Earth Science Collection

The University of Bristol’s Earth Science Collection contains over 100,000 paleontological, petrological and mineralogical samples of scientific and historical importance. This includes over 700 type and figured specimens, geological thin sections and slides and an archive of international geological maps. An additional 16,000 handling specimens are available for teaching.

The collection is based in the School of Earth Sciences in the Wills Memorial Building. Access can be arranged via our Collection Manager c.hildebrandt@bristol.ac.uk.‌

News

New Ichthyosaur species discovered in the Earth Sciences Collection

Ichthyosaurus larkini has recently been identified by palaeontologists Dean Lomax (University of Manchester) and Judy Massare (Brockport College, USA), the type specimen of which is on display at the School of Earth Sciences, University of Bristol. The species has been named in honour of Nigel Larkin; the work larkin means 'fierce', in keeping with how this arch-predator would have lived.

This story has recently appeared in the BBC and the Daily Mail, amongst many other news sites.

Displays

‌The Earth Gallery in the foyer of the Wills Memorial Building showcases inspiring works from local artists. This is an ongoing collaboration between staff and students from the School of Earth Sciences and visual artists based at Spike Island studios in Bristol.
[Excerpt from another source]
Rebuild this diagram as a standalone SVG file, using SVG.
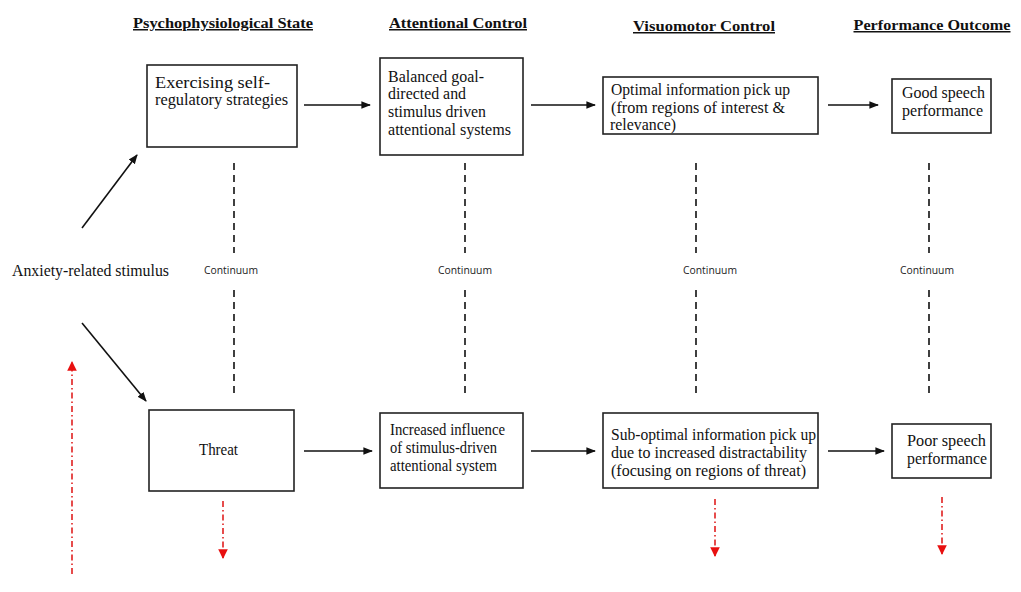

Some spectactular rock and mineral samples have been incooperated into the Schools corridor displays which give visitors an insight into research efforts and teaching activities of the School of Earth Sciences.

Smilodon

Our iconic Smilodon (skeleton of a saber-tooth cat) daily greets staff, students and visitors in the foyer area.

Donors and collectors

The Earth Science Collection reflects the long and distinguished history of teaching geology at the University of Bristol. Some of the oldest donations go back to 1876 when geology was first taught at the University College of Bristol.

The extent of the collection is largely due to the efforts of four people; Professor S.H. Reynolds, T.R. Fry, Professor W.F. Whittard and Professor R.J.G. Savage who purchased, actively collected and exchanged samples and specimens with the intention to build up a comprehensive university teaching collection.

From the 1950s onwards the focus cshifted from educational to resreach specimens. Material gathered during field expeditions to far flung places entered the collection. At the same time, local amateur collectors were encouraged to donate their rock samples and fossils, not only to offer save storage but also to encourage research thoise local treasures.